I didn’t really expect the blogger, a transplanted yankee/liberal teacher now living in Virginia, to comprehend the philosophy of “live and let live”, so his failure to comprehend my analogy of staying in his own “corner” didn’t really surprise me. Besides, “Live and Let Live” has never been the liberal way.

What is significant however, is his reference to an “idealized Confederate past” and “ignoring the contributions of African Americans”. Contemporary (liberal) historians often describe this notion with the phrase, “Civil War Memory”, a phrase popularized by Amherst historian/professor David Blight. Blight and those like him maintain that our “memory” of the war is in error, and that the way Americans “remember” the war has left the African American out in the cold. Of course, Mr. Blight and company intend to remedy this situation. Remember the phrase because you’ll be hearing more and more of it as America draws closer to the 150th Anniversary of the “Civil War.
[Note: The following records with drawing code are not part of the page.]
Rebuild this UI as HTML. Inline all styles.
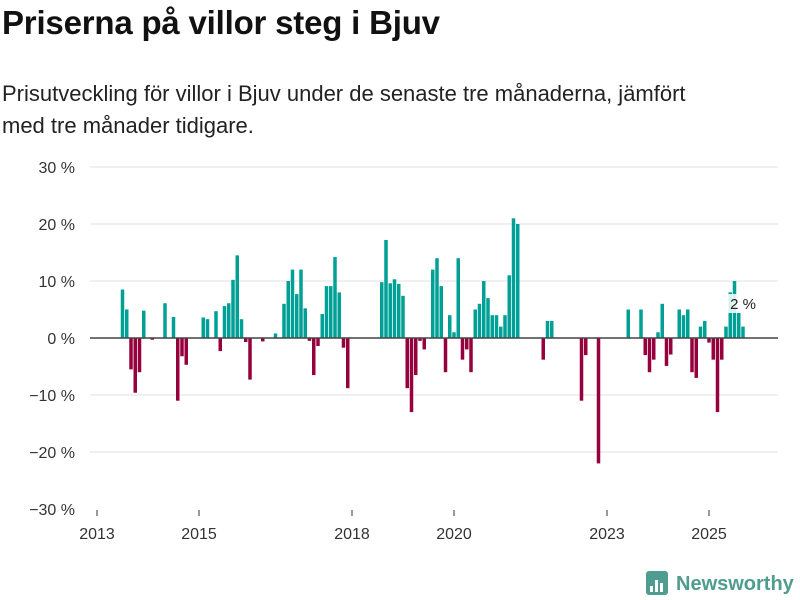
<!DOCTYPE html>
<html><head><meta charset="utf-8"><style>
body{margin:0;background:#fff;font-family:"Liberation Sans","DejaVu Sans",sans-serif;}
#wrap{position:relative;width:800px;height:600px;overflow:hidden}
h1{position:absolute;left:2px;top:4px;margin:0;font-size:33px;font-weight:bold;color:#111;letter-spacing:-0.2px}
p{position:absolute;left:2px;top:78px;margin:0;font-size:22px;line-height:32px;color:#222;width:715px}
svg{position:absolute;left:0;top:0}
</style></head><body><div id="wrap">
<h1>Priserna på villor steg i Bjuv</h1>
<p>Prisutveckling för villor i Bjuv under de senaste tre månaderna, jämfört med tre månader tidigare.</p>
<svg id="c" width="800" height="600"></svg>
</div>
<script>
const months=[6,7,8,9,10,11,13,16,18,19,20,21,25,26,28,29,30,31,32,33,34,35,36,39,42,44,45,46,47,48,49,50,51,52,53,54,55,56,57,58,59,67,68,69,70,71,72,73,74,75,76,77,79,80,81,82,83,84,85,86,87,88,89,90,91,92,93,94,95,96,97,98,99,105,106,107,114,115,118,125,128,129,130,131,132,133,134,135,137,138,139,140,141,142,143,144,145,146,147,148,149,150,151,152];
const values=[8.5,5,-5.5,-9.6,-6,4.8,-0.3,6.1,3.7,-11,-3.2,-4.7,3.6,3.3,4.7,-2.3,5.6,6.1,10.2,14.5,3.3,-0.7,-7.3,-0.6,0.8,6,10,12,7.7,12,5.2,-0.5,-6.5,-1.4,4.2,9.1,9.1,14.2,8,-1.7,-8.8,9.8,17.2,9.6,10.3,9.5,7.4,-8.8,-13,-6.5,-0.5,-2,12,14,9.1,-6,4,1,14,-3.8,-2,-6,5,6,10,7,4,4,2,4,11,21,20,-3.8,3,3,-11,-3,-22,5,5,-3,-6,-3.8,1,6,-4.9,-2.9,5,4,5,-6,-7,2,3,-0.8,-3.8,-13,-3.8,2,8,10,4.4,2];
const yTicks=[30,20,10,0,-10,-20,-30];
const xTickYears=[2013,2015,2018,2020,2023,2025];
const NS='http://www.w3.org/2000/svg';
const svg=document.getElementById('c');
const x0=97,pxM=4.25,yZero=338,pxP=5.7;
const xs=m=>x0+m*pxM;
const ys=v=>yZero-v*pxP;
function mk(t,a){const e=document.createElementNS(NS,t);for(const k in a)e.setAttribute(k,a[k]);svg.appendChild(e);return e;}
yTicks.forEach(v=>{
 if(v!==0&&v!==-30){const g=mk('line',{x1:90,x2:778,y1:ys(v),y2:ys(v),stroke:'#e0e0e0','stroke-width':1});
 
 }
 const t=mk('text',{x:75,y:ys(v)+6,'text-anchor':'end','font-size':16,fill:'#333'});
 t.textContent=(v<0?'\u2212'+(-v):v)+' %';
 
 
});
xTickYears.forEach(y=>{
 const x=xs((y-2013)*12);
 const tk=mk('line',{x1:x,x2:x,y1:510,y2:516,stroke:'#333','stroke-width':1});
 
 
 const t=mk('text',{x:x,y:539,'text-anchor':'middle','font-size':16,fill:'#333'});
 t.textContent=y;
 
 
});
months.forEach((m,i)=>{
 const v=values[i],x=xs(m);
 const r=mk('rect',{x:x-1.75,width:3.5,y:Math.min(ys(v),yZero),height:Math.abs(ys(v)-yZero),fill:v>=0?'#00a096':'#96003c'});
 
 
});
const z=mk('line',{x1:90,x2:778,y1:yZero,y2:yZero,stroke:'#444','stroke-width':1.5});


const lx=xs(months[months.length-1]);
const lb=mk('rect',{x:lx-16,y:294,width:32,height:19,fill:'#fff',opacity:0.85});


const lt=mk('text',{x:lx,y:309,'text-anchor':'middle','font-size':15,fill:'#222'});
lt.textContent=values[values.length-1]+' %';


const lg=mk('g',{});


const b=document.createElementNS(NS,'rect');b.setAttribute('x',646);b.setAttribute('y',571);b.setAttribute('width',22);b.setAttribute('height',24);b.setAttribute('rx',3);b.setAttribute('fill','#4f9d8e');lg.appendChild(b);
[[650,586,3,6],[655,580,3,12],[660,583,3,9]].forEach(a=>{const r=document.createElementNS(NS,'rect');r.setAttribute('x',a[0]);r.setAttribute('y',a[1]);r.setAttribute('width',a[2]);r.setAttribute('height',a[3]);r.setAttribute('fill','#fff');lg.appendChild(r);});
const lt2=document.createElementNS(NS,'text');lt2.setAttribute('x',676);lt2.setAttribute('y',590);lt2.setAttribute('font-size',20);lt2.setAttribute('font-weight','bold');lt2.setAttribute('fill','#4f9d8e');lt2.textContent='Newsworthy';lg.appendChild(lt2);
</script></body></html>
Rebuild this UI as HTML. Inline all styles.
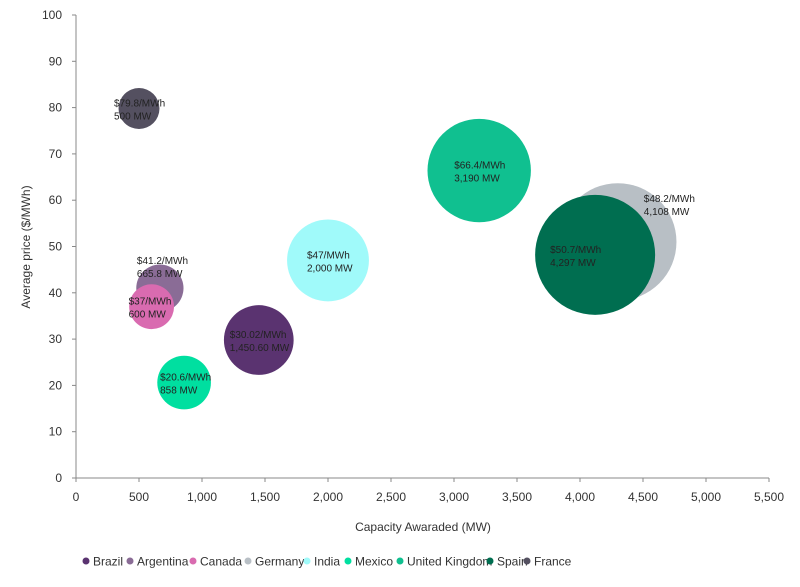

The last 8 months have allowed me plenty of time for research however, and I submit that there is much in the neo-abolitionist memory that he or she has chosen NOT to remember, or to simply ignore.   

Since “Black History Month” is once again upon us, I would like to take this time to reveal some of the history that our neo-abolitionist friends have apparently forgotten or tried to bury. The stories and excerpts are taken from the Slave Narratives, the Confederate Veteran Magazine, 1893-1912, the Southern Historical Society Papers, the Official Records of the War of the Rebellion, and several books, some of which were written back in a time when much of this stuff was recent history. The stories include tributes to and remembrances of Black Confederates, not only soldiers and those in the military, but black southern civilians as well, a more critical look at the USCT, and a hard look at some of the flights of fancy that contemporary politically correct historians engage in – i.e. Reconstruction as a Story of Social Progress.

Robert Penn Warren once wrote – “The Civil War is America’s ‘felt’ history – that is not to say that all Americans feel it in exactly the same way.” Apparently our neo-abolitionist friends don’t quite see it that way. It’s their way or the highway. I’m a believer in “live and let live” and I don’t like to rain on anyone else’s parade, but if that’s the way they want it, then let the games begin!